Cannabidiol (CBD) oil and other products containing CBD are being touted as a natural, organic remedy for a wide range of women’s health concerns. Sellers of these products make many claims: CBD has calming effects on sleep, mood, and anxiety; eases hot flashes and improves bone density by balancing hormonal changes of menopause; and has anti-inflammatory properties that clear skin, cure acne, and calm rosacea. It’s promoted for PMS symptoms like bloating and mood swings. And CBD-infused lubricants claim to boost arousal and enjoyment of sex. So, how much of this is true?
Does CBD have proven benefits?
So far, there’s not much evidence on the medical benefits of CBD, partly because laws on marijuana made it difficult to study. Until we learn more, it’s wise to keep in mind that few high-quality studies have been done.

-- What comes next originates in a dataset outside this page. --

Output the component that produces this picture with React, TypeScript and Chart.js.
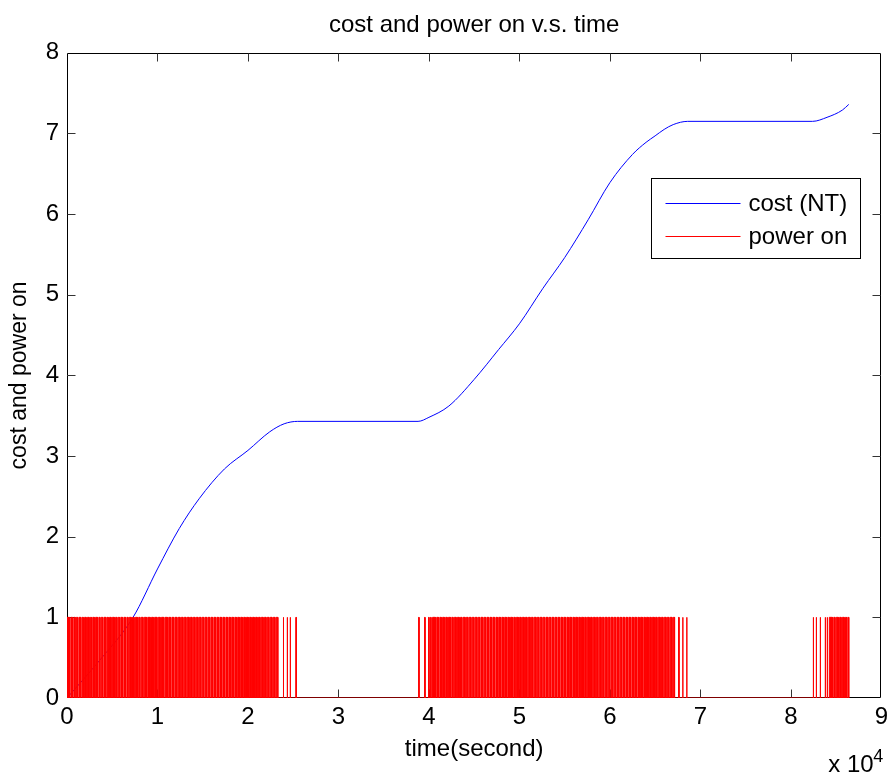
import React, { useEffect, useRef } from 'react';
import { Chart, registerables } from 'chart.js';

Chart.register(...registerables);

const FONT = '"Liberation Sans", Arial, Helvetica, sans-serif';

const chartTitle = 'cost and power on v.s. time';
const xAxisTitle = 'time(second)';
const yAxisTitle = 'cost and power on';
const xExponentBase = 'x 10';
const xExponent = '4';
const xTickScale = 10000;
const xMax = 90000;
const yMax = 8;

const costLabel = 'cost (NT)';
const powerLabel = 'power on';

// cost curve (seconds, NT)
const costTime = [0, 3630, 7300, 10000, 12400, 14600, 17400, 20000, 22400, 24000, 25500, 38800, 40000, 42200, 45000, 47700, 50000, 52600, 55000, 57600, 60000, 62500, 64000, 65000, 66000, 67000, 68600, 82400, 84000, 85700, 86400];
const costValue = [0, 0.47, 1.0, 1.6, 2.1, 2.47, 2.84, 3.07, 3.3, 3.4, 3.43, 3.43, 3.48, 3.62, 3.95, 4.32, 4.64, 5.08, 5.46, 5.93, 6.39, 6.74, 6.89, 6.97, 7.05, 7.11, 7.15, 7.15, 7.2, 7.29, 7.36];

// power on: dense "on" blocks (seconds), brief off gaps inside them, and isolated on pulses
const powerBlocks = [[0, 23300], [40400, 67150], [84250, 86400]];
const powerGaps = [
  280, 610, 900, 1180, 1530, 1800, 2120, 2450, 2700, 3020, 3380, 3650, 3950, 4300, 4560, 4880, 5230, 5520, 5800, 6150,
  6480, 6750, 7100, 7420, 7780, 8060, 8400, 8780, 9200, 9540, 9950, 10300, 10700, 11100, 11450, 11800, 12150, 12500,
  12820, 13150, 13500, 13820, 14150, 14480, 14800, 15120, 15450, 15780, 16100, 16430, 16750, 17080, 17420, 17740,
  18060, 18400, 18720, 19050, 19380, 19700, 20040, 20360, 20700, 21020, 21340, 21680, 22000, 22320, 22660, 22980,
  40720, 41060, 41370, 41710, 42020, 42380, 42670, 43010, 43350, 43640, 44000, 44310, 44650, 44970, 45310, 45610,
  45960, 46270, 46610, 46920, 47270, 47570, 47910, 48230, 48570, 48880, 49230, 49530, 49880, 50190, 50530, 50840,
  51190, 51490, 51840, 52150, 52490, 52800, 53150, 53450, 53800, 54110, 54450, 54760, 55110, 55410, 55760, 56070,
  56410, 56720, 57070, 57370, 57720, 58030, 58370, 58680, 59030, 59330, 59680, 59990, 60330, 60640, 60990, 61290,
  61640, 61950, 62290, 62600, 62950, 63250, 63600, 63910, 64250, 64560, 64910, 65210, 65560, 65870, 66210, 66520,
  66870,
  84600, 84880, 85250, 85560, 85900, 86150,
];
const powerPulses = [23900, 24330, 24660, 25300, 38870, 39530, 39970, 40190, 67600, 68040, 68480, 82470, 82800, 83240, 83790, 84010];
const gapSeconds = 140;
const pulseSeconds = 40;

function buildPowerPoints() {
  const intervals: number[][] = [];
  powerBlocks.forEach(([s, e]) => {
    const inside = powerGaps.filter((g) => g > s && g < e).sort((a, b) => a - b);
    let start = s;
    inside.forEach((g) => {
      intervals.push([start, g]);
      start = g + gapSeconds;
    });
    intervals.push([start, e]);
  });
  powerPulses.forEach((p) => intervals.push([p, p + pulseSeconds]));
  intervals.sort((a, b) => a[0] - b[0]);
  const pts: { x: number; y: number }[] = [];
  intervals.forEach(([s, e]) => {
    pts.push({ x: s, y: 0 }, { x: s, y: 1 }, { x: e, y: 1 }, { x: e, y: 0 });
  });
  return pts;
}

const framePlugin = {
  id: 'matlabFrame',
  beforeDatasetsDraw(chart: any) {
    const { ctx, chartArea, scales } = chart;
    const L = Math.round(chartArea.left) + 0.5;
    const R = Math.round(chartArea.right) - 0.5;
    const T = Math.round(chartArea.top) + 0.5;
    const B = Math.round(chartArea.bottom) - 0.5;
    const len = 8;
    ctx.save();
    ctx.strokeStyle = '#000';
    ctx.lineWidth = 1;
    ctx.beginPath();
    ctx.rect(L, T, R - L, B - T);
    ctx.stroke();
    ctx.strokeStyle = '#333';
    ctx.beginPath();
    scales.x.ticks.forEach((t: any) => {
      const px = Math.round(scales.x.getPixelForValue(t.value)) + 0.5;
      if (px <= L + 1 || px >= R - 1) return;
      ctx.moveTo(px, B); ctx.lineTo(px, B - len);
      ctx.moveTo(px, T); ctx.lineTo(px, T + len);
    });
    scales.y.ticks.forEach((t: any) => {
      const py = Math.round(scales.y.getPixelForValue(t.value)) + 0.5;
      if (py <= T + 1 || py >= B - 1) return;
      ctx.moveTo(L, py); ctx.lineTo(L + len, py);
      ctx.moveTo(R, py); ctx.lineTo(R - len, py);
    });
    ctx.stroke();
    ctx.restore();
  },
};

const overlayPlugin = {
  id: 'matlabOverlay',
  afterDraw(chart: any) {
    const { ctx, chartArea } = chart;
    ctx.save();
    // exponent label
    ctx.fillStyle = '#000';
    ctx.textAlign = 'left';
    ctx.textBaseline = 'alphabetic';
    ctx.font = `24px ${FONT}`;
    ctx.fillText(xExponentBase, chartArea.right - 53, chart.height - 4);
    ctx.font = `18px ${FONT}`;
    ctx.fillText(xExponent, chartArea.right - 8, chart.height - 14);
    // legend
    const x = Math.round(chartArea.right) - 230 + 0.5;
    const y = Math.round(chartArea.top) + 125 + 0.5;
    const w = 209;
    const h = 80;
    ctx.fillStyle = '#fff';
    ctx.fillRect(x, y, w, h);
    ctx.strokeStyle = '#000';
    ctx.lineWidth = 1;
    ctx.strokeRect(x, y, w, h);
    chart.data.datasets.forEach((ds: any, i: number) => {
      const ry = Math.round(y + 24 + i * 33) + 0.5;
      ctx.strokeStyle = ds.borderColor;
      ctx.beginPath();
      ctx.moveTo(x + 14, ry);
      ctx.lineTo(x + 89, ry);
      ctx.stroke();
      ctx.fillStyle = '#000';
      ctx.font = `24px ${FONT}`;
      ctx.textBaseline = 'middle';
      ctx.fillText(ds.label, x + 97, ry + 1);
    });
    ctx.restore();
  },
};

export default function App() {
  const ref = useRef<HTMLCanvasElement | null>(null);
  useEffect(() => {
    if (!ref.current) return;
    const chart = new Chart(ref.current, {
      type: 'line',
      data: {
        datasets: [
          {
            label: costLabel,
            data: costTime.map((t, i) => ({ x: t, y: costValue[i] })),
            borderColor: 'rgb(0,0,255)',
            borderWidth: 1,
            pointRadius: 0,
            cubicInterpolationMode: 'monotone',
            fill: false,
            order: 1,
          },
          {
            label: powerLabel,
            data: buildPowerPoints(),
            borderColor: 'rgb(255,0,0)',
            backgroundColor: 'rgb(255,0,0)',
            borderWidth: 1,
            pointRadius: 0,
            tension: 0,
            fill: 'origin',
            order: 0,
          },
        ],
      },
      options: {
        animation: false,
        responsive: false,
        maintainAspectRatio: false,
        devicePixelRatio: 1,
        events: [],
        layout: { padding: { left: 0, right: 0, top: 0, bottom: 0 } },
        plugins: {
          legend: { display: false },
          tooltip: { enabled: false },
          title: {
            display: true,
            text: chartTitle,
            fullSize: false,
            color: '#000',
            font: { family: FONT, size: 24, weight: 'normal' },
            padding: { top: 11, bottom: 13 },
          },
        },
        scales: {
          x: {
            type: 'linear',
            min: 0,
            max: xMax,
            grid: { display: false, drawTicks: false },
            border: { display: false },
            ticks: {
              stepSize: xTickScale,
              autoSkip: false,
              maxRotation: 0,
              padding: 5,
              color: '#000',
              font: { family: FONT, size: 24 },
              callback: (v: any) => String(Math.round(Number(v) / xTickScale)),
            },
            title: {
              display: true,
              text: xAxisTitle,
              color: '#000',
              font: { family: FONT, size: 24 },
              padding: { top: 0, bottom: 12 },
            },
            afterFit: (s: any) => { s.height = 78; },
          },
          y: {
            type: 'linear',
            min: 0,
            max: yMax,
            grid: { display: false, drawTicks: false },
            border: { display: false },
            ticks: {
              stepSize: 1,
              padding: 8,
              color: '#000',
              font: { family: FONT, size: 24 },
            },
            title: {
              display: true,
              text: yAxisTitle,
              color: '#000',
              font: { family: FONT, size: 23 },
              padding: { top: 6, bottom: 0 },
            },
            afterFit: (s: any) => { s.width = 67; },
          },
        },
      },
      plugins: [framePlugin, overlayPlugin],
    });
    return () => chart.destroy();
  }, []);
  return (
    <div style={{ position: 'absolute', left: 0, top: 0, width: 893, height: 776, background: '#fff' }}>
      <canvas ref={ref} width={893} height={776} style={{ width: 893, height: 776 }} />
    </div>
  );
}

• In 2018 the FDA approved a drug derived from CBD to treat rare forms of childhood epilepsy. This medication was shown in randomized clinical trials to reduce the frequency of seizures (see here and here).
• A few studies have found CBD may improve anxiety, but the studies were small and of poor quality (see here and here).

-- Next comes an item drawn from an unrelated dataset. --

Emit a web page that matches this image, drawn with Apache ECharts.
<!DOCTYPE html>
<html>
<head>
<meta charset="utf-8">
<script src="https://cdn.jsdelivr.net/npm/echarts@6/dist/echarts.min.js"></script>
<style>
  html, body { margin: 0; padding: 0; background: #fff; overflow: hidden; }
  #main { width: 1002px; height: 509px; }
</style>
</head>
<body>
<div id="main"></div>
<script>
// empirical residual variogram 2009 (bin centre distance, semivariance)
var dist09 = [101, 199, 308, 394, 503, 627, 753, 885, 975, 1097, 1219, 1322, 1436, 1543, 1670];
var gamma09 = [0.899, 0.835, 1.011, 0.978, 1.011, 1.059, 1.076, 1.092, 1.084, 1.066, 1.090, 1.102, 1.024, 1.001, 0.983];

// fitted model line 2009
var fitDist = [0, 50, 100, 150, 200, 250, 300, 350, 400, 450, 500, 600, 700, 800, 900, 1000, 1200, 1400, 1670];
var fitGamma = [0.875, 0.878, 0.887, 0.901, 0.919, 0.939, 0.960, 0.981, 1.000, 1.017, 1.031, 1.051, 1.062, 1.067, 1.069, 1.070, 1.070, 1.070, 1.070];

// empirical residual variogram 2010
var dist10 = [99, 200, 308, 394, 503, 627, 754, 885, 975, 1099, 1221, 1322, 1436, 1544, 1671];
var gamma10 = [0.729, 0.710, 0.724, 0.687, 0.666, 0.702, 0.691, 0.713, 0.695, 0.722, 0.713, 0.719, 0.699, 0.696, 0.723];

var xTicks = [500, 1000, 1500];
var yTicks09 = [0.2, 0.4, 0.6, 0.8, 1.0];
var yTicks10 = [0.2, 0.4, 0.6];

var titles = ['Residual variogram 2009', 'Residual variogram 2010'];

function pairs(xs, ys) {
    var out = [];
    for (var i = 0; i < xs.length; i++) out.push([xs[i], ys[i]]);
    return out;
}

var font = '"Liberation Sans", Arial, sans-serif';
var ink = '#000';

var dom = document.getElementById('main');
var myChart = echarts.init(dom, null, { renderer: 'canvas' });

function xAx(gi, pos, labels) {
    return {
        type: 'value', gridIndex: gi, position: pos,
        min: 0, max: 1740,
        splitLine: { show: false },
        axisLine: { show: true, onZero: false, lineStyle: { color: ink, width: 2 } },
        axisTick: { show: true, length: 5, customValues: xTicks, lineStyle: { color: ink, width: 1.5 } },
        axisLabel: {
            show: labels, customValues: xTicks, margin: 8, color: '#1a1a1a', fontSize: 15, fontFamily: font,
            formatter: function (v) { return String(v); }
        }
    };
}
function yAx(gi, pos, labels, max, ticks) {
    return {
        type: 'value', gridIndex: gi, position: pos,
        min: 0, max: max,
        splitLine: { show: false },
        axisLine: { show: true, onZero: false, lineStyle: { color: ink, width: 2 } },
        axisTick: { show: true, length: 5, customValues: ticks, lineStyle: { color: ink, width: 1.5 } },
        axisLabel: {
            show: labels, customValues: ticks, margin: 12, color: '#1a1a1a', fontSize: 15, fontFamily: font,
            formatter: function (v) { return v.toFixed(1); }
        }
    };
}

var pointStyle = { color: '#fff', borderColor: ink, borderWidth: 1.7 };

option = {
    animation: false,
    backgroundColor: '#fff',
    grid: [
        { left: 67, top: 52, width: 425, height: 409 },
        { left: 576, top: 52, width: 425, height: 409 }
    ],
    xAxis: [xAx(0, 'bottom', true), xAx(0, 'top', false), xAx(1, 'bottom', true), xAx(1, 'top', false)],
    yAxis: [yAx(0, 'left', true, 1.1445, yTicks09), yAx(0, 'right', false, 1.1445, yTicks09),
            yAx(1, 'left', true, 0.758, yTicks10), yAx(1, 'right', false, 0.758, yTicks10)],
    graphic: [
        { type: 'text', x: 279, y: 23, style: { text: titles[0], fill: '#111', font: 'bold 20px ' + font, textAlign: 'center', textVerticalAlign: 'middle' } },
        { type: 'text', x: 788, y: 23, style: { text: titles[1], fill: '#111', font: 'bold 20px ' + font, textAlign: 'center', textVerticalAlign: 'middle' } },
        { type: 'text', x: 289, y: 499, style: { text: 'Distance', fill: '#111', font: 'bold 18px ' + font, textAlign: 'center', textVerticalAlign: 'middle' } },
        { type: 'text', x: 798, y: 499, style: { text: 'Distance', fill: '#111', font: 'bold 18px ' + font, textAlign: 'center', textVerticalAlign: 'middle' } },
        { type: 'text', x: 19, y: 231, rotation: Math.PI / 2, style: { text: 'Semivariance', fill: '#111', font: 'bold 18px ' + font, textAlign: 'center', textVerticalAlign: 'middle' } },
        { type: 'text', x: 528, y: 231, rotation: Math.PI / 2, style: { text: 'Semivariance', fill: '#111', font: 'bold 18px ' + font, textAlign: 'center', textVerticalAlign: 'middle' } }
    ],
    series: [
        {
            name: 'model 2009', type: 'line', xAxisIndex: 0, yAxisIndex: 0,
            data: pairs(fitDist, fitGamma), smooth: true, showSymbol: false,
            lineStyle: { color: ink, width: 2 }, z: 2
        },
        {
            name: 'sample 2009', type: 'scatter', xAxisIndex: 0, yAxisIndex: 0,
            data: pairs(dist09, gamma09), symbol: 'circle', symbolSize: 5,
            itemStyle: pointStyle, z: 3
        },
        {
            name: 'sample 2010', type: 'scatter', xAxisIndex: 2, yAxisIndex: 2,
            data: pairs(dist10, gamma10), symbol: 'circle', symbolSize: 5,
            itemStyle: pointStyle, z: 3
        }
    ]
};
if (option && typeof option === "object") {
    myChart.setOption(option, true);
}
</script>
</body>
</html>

• Some laboratory research on human cells suggests CBD may have anti-inflammatory effects on oil-secreting glands in the skin. This might have implications for acne and other inflammatory skin disorders, but further research is needed to confirm this. And while CBD in skin products is unlikely to harm you, most dermatologists agree that there are more effective and better-studied medications and treatments for acne and inflammatory skin disorders.
Are our CBD products safe?
The short answer is this: pure CBD seems to be safe for most people. However, we don’t have rigorous studies and long-term data to prove whether or not a wide range of CBD products are safe for everyone. For example, there is no evidence to suggest that CBD is safe during pregnancy or breastfeeding, or for people who are immunocompromised.
Because CBD products aren’t regulated by the FDA in the way that drugs are, there is a huge variation in quality and, quite possibly, safety. In 2017–2018, counterfeit CBD oil was found that contained synthetic cannabinoids and led to a poisoning outbreak in Utah.
There are a lot of extravagant product claims out there about the benefits of CBD for women, but little high-quality research supports them. CBD oil and other CBD products aren’t well regulated. It’s possible what you are buying is counterfeit or contaminated. Before using CBD — especially if you plan to vape or ingest it — first talk with your doctor or healthcare provider to learn whether it could be safe and helpful for you.